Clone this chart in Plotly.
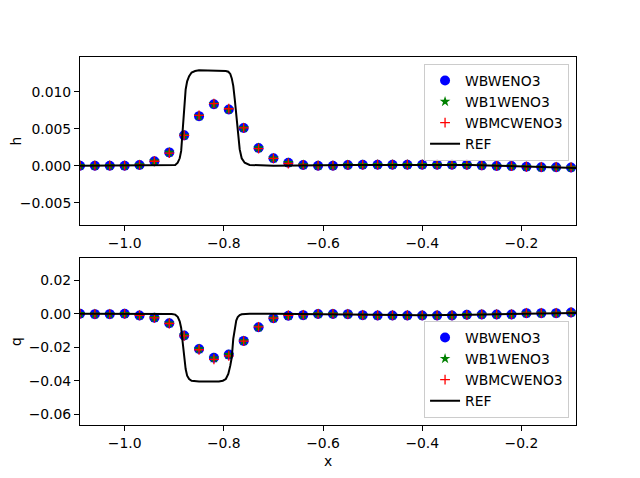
import plotly.graph_objects as go
from plotly.subplots import make_subplots

# cell centres of the numerical solutions
x = [-1.09, -1.06, -1.03, -1.00, -0.97, -0.94, -0.91, -0.88, -0.85, -0.82,
     -0.79, -0.76, -0.73, -0.70, -0.67, -0.64, -0.61, -0.58, -0.55, -0.52,
     -0.49, -0.46, -0.43, -0.40, -0.37, -0.34, -0.31, -0.28, -0.25, -0.22,
     -0.19, -0.16, -0.13, -0.10]

h_wbweno3 = [0.0, 0.0, 0.0, 0.0, 0.0001, 0.0006, 0.0018, 0.0041, 0.0067, 0.0083,
             0.0076, 0.0051, 0.0024, 0.0010, 0.0004, 0.0001, 0.0, 0.0, 0.0001, 0.00012,
             0.00014, 0.00014, 0.00014, 0.00014, 0.00014, 0.00014, 0.00013, 0.00005, -0.00003, -0.00005,
             -0.00014, -0.0002, -0.0002, -0.00023]
h_wb1weno3 = [0.0, 0.0, 0.0, 0.0, 0.0001, 0.0006, 0.0018, 0.0041, 0.0067, 0.0083,
              0.0076, 0.0051, 0.0024, 0.0010, 0.0004, 0.0001, 0.0, 0.0, 0.0001, 0.00012,
              0.00014, 0.00014, 0.00014, 0.00014, 0.00014, 0.00014, 0.00013, 0.00005, -0.00003, -0.00005,
              -0.00014, -0.0002, -0.0002, -0.00023]
h_wbmcweno3 = [0.0, 0.0, 0.0, 0.0, 0.0001, 0.0006, 0.0017, 0.0041, 0.0068, 0.0084,
               0.0077, 0.0051, 0.0023, 0.0010, 0.0003, 0.0001, 0.0, 0.0, 0.0001, 0.00012,
               0.00014, 0.00014, 0.00014, 0.00014, 0.00014, 0.00014, 0.00013, 0.00005, -0.00003, -0.00005,
               -0.00014, -0.0002, -0.0002, -0.00023]

q_wbweno3 = [0.0, -0.0002, -0.0002, 0.0, -0.0010, -0.0024, -0.0056, -0.0130, -0.0210, -0.0263,
             -0.0244, -0.0162, -0.0080, -0.0026, -0.0012, -0.0008, -0.0001, -0.0001, -0.0002, -0.0008,
             -0.0010, -0.0010, -0.0010, -0.0010, -0.0010, -0.0010, -0.0006, -0.0004, -0.0004, -0.0004,
             0.0004, 0.0004, 0.0004, 0.0008]
q_wb1weno3 = [0.0, -0.0002, -0.0002, 0.0, -0.0010, -0.0024, -0.0056, -0.0130, -0.0210, -0.0265,
              -0.0245, -0.0162, -0.0080, -0.0026, -0.0012, -0.0008, -0.0001, -0.0001, -0.0002, -0.0008,
              -0.0010, -0.0010, -0.0010, -0.0010, -0.0010, -0.0010, -0.0006, -0.0004, -0.0004, -0.0004,
              0.0004, 0.0004, 0.0004, 0.0008]
q_wbmcweno3 = [0.0, -0.0002, -0.0002, 0.0, -0.0010, -0.0024, -0.0058, -0.0132, -0.0215, -0.0272,
               -0.0252, -0.0163, -0.0078, -0.0026, -0.0010, -0.0006, -0.0001, -0.0001, -0.0002, -0.0008,
               -0.0010, -0.0010, -0.0010, -0.0010, -0.0010, -0.0010, -0.0006, -0.0004, -0.0004, -0.0004,
               0.0004, 0.0004, 0.0004, 0.0008]

# reference solution (fine grid), sampled
ref_x = [-1.09, -0.95, -0.905, -0.898, -0.893, -0.889, -0.886, -0.883, -0.880, -0.877,
         -0.874, -0.870, -0.865, -0.858, -0.850, -0.810, -0.802, -0.796, -0.791, -0.787,
         -0.784, -0.781, -0.778, -0.775, -0.772, -0.768, -0.764, -0.758, -0.748, -0.70,
         -0.55, -0.40, -0.30, -0.25, -0.20, -0.15, -0.09]
ref_h = [0.0, 0.0, 0.00002, 0.0001, 0.0004, 0.0010, 0.0020, 0.0050, 0.0085, 0.0103,
         0.0114, 0.0121, 0.0126, 0.0128, 0.0129, 0.0129, 0.0128, 0.0128, 0.0127, 0.0124,
         0.0118, 0.0108, 0.0090, 0.0068, 0.0045, 0.0022, 0.0010, 0.0004, 0.0001, 0.0,
         0.0001, 0.00012, 0.0001, 0.0, -0.0001, -0.0002, -0.0003]
ref_q = [0.0, 0.0, -0.0001, -0.0005, -0.0018, -0.0045, -0.0085, -0.0170, -0.0265, -0.0330,
         -0.0370, -0.0390, -0.0400, -0.0404, -0.0405, -0.0405, -0.0400, -0.0390, -0.0360, -0.0310,
         -0.0260, -0.0150, -0.0085, -0.0040, -0.0020, -0.0008, -0.0003, -0.0001, 0.0, 0.0,
         -0.0005, -0.0008, -0.0005, -0.0002, 0.0001, 0.0003, 0.0005]

fnt = dict(family="DejaVu Sans", size=13.9, color="black")

fig = make_subplots(rows=2, cols=1, vertical_spacing=0.0897)


def add_panel(row, y1, y2, y3, yref, legend):
    fig.add_trace(go.Scatter(x=x, y=y1, mode="markers", name="WBWENO3", legend=legend,
                             marker=dict(symbol="circle", size=10, color="blue")), row=row, col=1)
    fig.add_trace(go.Scatter(x=x, y=y2, mode="markers", name="WB1WENO3", legend=legend,
                             marker=dict(symbol="star", size=8, color="green")), row=row, col=1)
    fig.add_trace(go.Scatter(x=x, y=y3, mode="markers", name="WBMCWENO3", legend=legend,
                             marker=dict(symbol="cross-thin", size=7,
                                         line=dict(color="red", width=1.3))), row=row, col=1)
    fig.add_trace(go.Scatter(x=ref_x, y=yref, mode="lines", name="REF", legend=legend,
                             line=dict(color="black", width=2)), row=row, col=1)


add_panel(1, h_wbweno3, h_wb1weno3, h_wbmcweno3, ref_h, "legend")
add_panel(2, q_wbweno3, q_wb1weno3, q_wbmcweno3, ref_q, "legend2")

axis_style = dict(showline=True, mirror=True, linecolor="black", linewidth=1,
                  ticks="outside", ticklen=5, tickwidth=1, tickcolor="black",
                  showgrid=False, zeroline=False, tickfont=fnt, automargin=False)

fig.update_xaxes(range=[-1.09, -0.09], tickvals=[-1.0, -0.8, -0.6, -0.4, -0.2],
                 ticktext=["−1.0", "−0.8", "−0.6", "−0.4", "−0.2"], **axis_style)
fig.update_xaxes(title=dict(text="x", font=fnt, standoff=6), row=2, col=1)

fig.update_yaxes(range=[-0.00801, 0.01469], tickvals=[-0.005, 0.0, 0.005, 0.010],
                 ticktext=["−0.005", "0.000", "0.005", "0.010"],
                 title=dict(text="h", font=fnt, standoff=17), row=1, col=1, **axis_style)
fig.update_yaxes(range=[-0.06647, 0.03335], tickvals=[-0.06, -0.04, -0.02, 0.0, 0.02],
                 ticktext=["−0.06", "−0.04", "−0.02", "0.00", "0.02"],
                 title=dict(text="q", font=fnt, standoff=10), row=2, col=1, **axis_style)

leg = dict(font=fnt, bgcolor="rgba(255,255,255,0.8)", bordercolor="#cccccc", borderwidth=1,
           xanchor="right", x=0.986, tracegroupgap=0, itemwidth=30)

# page body adds 8 px around the figure, so the figure is 8 px smaller here
fig.update_layout(
    width=632, height=470,
    margin=dict(l=72, r=64, t=49, b=53),
    plot_bgcolor="white", paper_bgcolor="white",
    font=fnt,
    legend=dict(yanchor="top", y=0.981, **leg),
    legend2=dict(yanchor="bottom", y=0.019, **leg),
)
fig.update_yaxes(domain=[0.5435, 1.0], row=1, col=1)
fig.update_yaxes(domain=[0.0, 0.4538], row=2, col=1)

fig.write_html("out.html")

■ PROBLEM TO SOLVE ■
Your task is to return the lines above, from the first one up to and including the line containing "-0.19, -0.16, -0.13, -0.10]", minus any pictures.

■ SOLUTION FOR THIS TASK ■
Clone this chart in Plotly.
import plotly.graph_objects as go
from plotly.subplots import make_subplots

# cell centres of the numerical solutions
x = [-1.09, -1.06, -1.03, -1.00, -0.97, -0.94, -0.91, -0.88, -0.85, -0.82,
     -0.79, -0.76, -0.73, -0.70, -0.67, -0.64, -0.61, -0.58, -0.55, -0.52,
     -0.49, -0.46, -0.43, -0.40, -0.37, -0.34, -0.31, -0.28, -0.25, -0.22,
     -0.19, -0.16, -0.13, -0.10]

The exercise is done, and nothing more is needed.